“We have a string of shows in the UK this month. Come hang out with us in the following cities…” A few days ago White Denim encouraged us all through their social media to come and see them perform. Judging by the ‘Sold Out’ signs outside some of the venues on the tour and the very healthy turn out in Leeds tonight, many people have taken them up on their invitation.
Yet just last year it seemed that these shows may not even have taken place. Founding member Josh Block and the band’s second guitarist Austin Jenkins left. White Denim’s frontman James Petralli released his debut solo album. The future looked uncertain as the Texan outfit appeared to be teetering on the verge of total collapse.
But Petralli and original bass guitarist Steve Terebecki then recruited Jonathan Horne and Jeffrey Olson to the fold and earlier this year this new incarnation of the band produced Stiff, the seventh full-length album to be released under the White Denim name. The change in personnel also marked a shift in style from their hitherto rather loose interpretation of classic southern rock to something that was altogether more funky and soulful.
And it is to Stiff that they go tonight in joyful spades as if to affirm these distinctions. ‘Ha Ha Ha Ha (Yeah)’ hits the dancefloor early doors as James Petralli rather needlessly urges everyone to “Be yourself and try to have a good time”. And while the studio recording of ‘There’s A Brain In My Head’ may not have been remotely out of place at the funkier end of Beck’s Odelay spectrum, in concert it is unfurled as some full-throttled rocker.
With Horne on keyboards and the absence of a second guitar, those perennial comparisons to The Allman Brothers Band are somewhat diluted but the influence of the ‘70s (think here of the more subtle R&B rhythms of early Little Feat or even some of the jazzier nuances of a similar period Steely Dan) is never that far away and the band have not lost any of their charming capacity to just wig out as and when the mood takes.

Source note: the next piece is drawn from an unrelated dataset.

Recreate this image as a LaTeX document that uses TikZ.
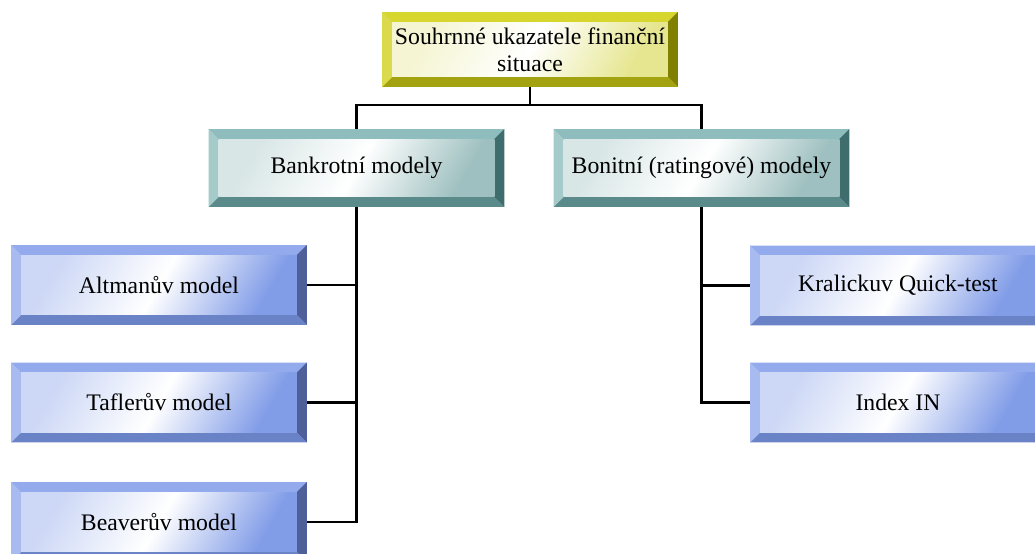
\documentclass[tikz,border=0pt]{standalone}
\usepackage{fontspec}
\setmainfont{Liberation Serif}
\usetikzlibrary{calc}

\definecolor{blueTop}{HTML}{93AAEC}
\definecolor{blueLeft}{HTML}{A8BBF0}
\definecolor{blueRight}{HTML}{4E5F99}
\definecolor{blueBot}{HTML}{6A83C6}
\definecolor{blueIn}{HTML}{829DE8}
\definecolor{tealTop}{HTML}{8FBCBC}
\definecolor{tealLeft}{HTML}{A5CACA}
\definecolor{tealRight}{HTML}{3F6C6C}
\definecolor{tealBot}{HTML}{5B8A8A}
\definecolor{tealIn}{HTML}{9FC0C0}
\definecolor{yelTop}{HTML}{D6D62E}
\definecolor{yelLeft}{HTML}{DADA4C}
\definecolor{yelRight}{HTML}{808000}
\definecolor{yelBot}{HTML}{A3A312}
\definecolor{yelIn}{HTML}{E6E690}

\newcommand{\bw}{0.2cm}

\tikzset{
  bevel/.style n args={5}{fill=#1, inner sep=0pt, align=center, minimum width=5.92cm,
    font=\fontsize{13.5}{15.5}\selectfont,
    path picture={
      \path (path picture bounding box.north west) coordinate (pnw)
            (path picture bounding box.south east) coordinate (pse)
            (pnw -| pse) coordinate (pne)
            (pnw |- pse) coordinate (psw);
      \fill[#1] (pnw) -- (pne) -- ([shift={(-\bw,-\bw)}]pne) -- ([shift={(\bw,-\bw)}]pnw) -- cycle;
      \fill[#3] (pne) -- (pse) -- ([shift={(-\bw,\bw)}]pse) -- ([shift={(-\bw,-\bw)}]pne) -- cycle;
      \fill[#4] (pse) -- (psw) -- ([shift={(\bw,\bw)}]psw) -- ([shift={(-\bw,\bw)}]pse) -- cycle;
      \fill[#2] (psw) -- (pnw) -- ([shift={(\bw,-\bw)}]pnw) -- ([shift={(\bw,\bw)}]psw) -- cycle;
      \shade[left color=#5!40, right color=#5, middle color=white, shading angle=60]
        ([shift={(\bw,-\bw)}]pnw) rectangle ([shift={(-\bw,\bw)}]pse);
    }},
  bluebox/.style={bevel={blueTop}{blueLeft}{blueRight}{blueBot}{blueIn}, minimum height=1.6cm},
  tealbox/.style={bevel={tealTop}{tealLeft}{tealRight}{tealBot}{tealIn}, minimum height=1.56cm},
  yelbox/.style={bevel={yelTop}{yelLeft}{yelRight}{yelBot}{yelIn}, minimum height=1.5cm},
  conn/.style={line width=1.3pt}
}

\begin{document}
\begin{tikzpicture}[x=0.02cm, y=-0.02cm]
  \useasboundingbox (0,0) rectangle (1035,554);

  % top level
  \node[yelbox] (souhrn) at (530,49.5) {Souhrnné ukazatele finanční\\situace};

  % two groups
  \node[tealbox] (bankrot) at (356.5,168) {Bankrotní modely};
  \node[tealbox] (bonit) at (701.5,168) {Bonitní (ratingové) modely};

  % left column
  \node[bluebox] (altman) at (159,285) {Altmanův model};
  \node[bluebox] (tafler) at (159,402.5) {Taflerův model};
  \node[bluebox] (beaver) at (159,522) {Beaverův model};

  % right column
  \node[bluebox] (kralic) at (898,285.5) {Kralickuv Quick-test};
  \node[bluebox] (indexin) at (898,402.5) {Index IN};

  % connectors
  \draw[conn] (souhrn.south) -- ++(0,18) -| (bankrot.north);
  \draw[conn] (souhrn.south) -- ++(0,18) -| (bonit.north);
  \draw[conn] (bankrot.south) |- (altman.east);
  \draw[conn] (bankrot.south) |- (tafler.east);
  \draw[conn] (bankrot.south) |- (beaver.east);
  \draw[conn] (bonit.south) |- (kralic.west);
  \draw[conn] (bonit.south) |- (indexin.west);
\end{tikzpicture}
\end{document}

Petralli in particular blasts off at times in dizzying guitar spirals before eventually coming back into the earth’s gravity.
Yet it is the more reflective moments of ‘Thank You’ and ‘Take It Easy (Ever After Lasting Love)’ where White Denim achieve their greatest emotional impact. Here Petralli operates at the top end of his vocal register, his blissful falsetto highlighting the songs’ glorious soulful heart. Far from having nearly disappeared without a trace, White Denim may just now be standing right on the edge of something very big indeed.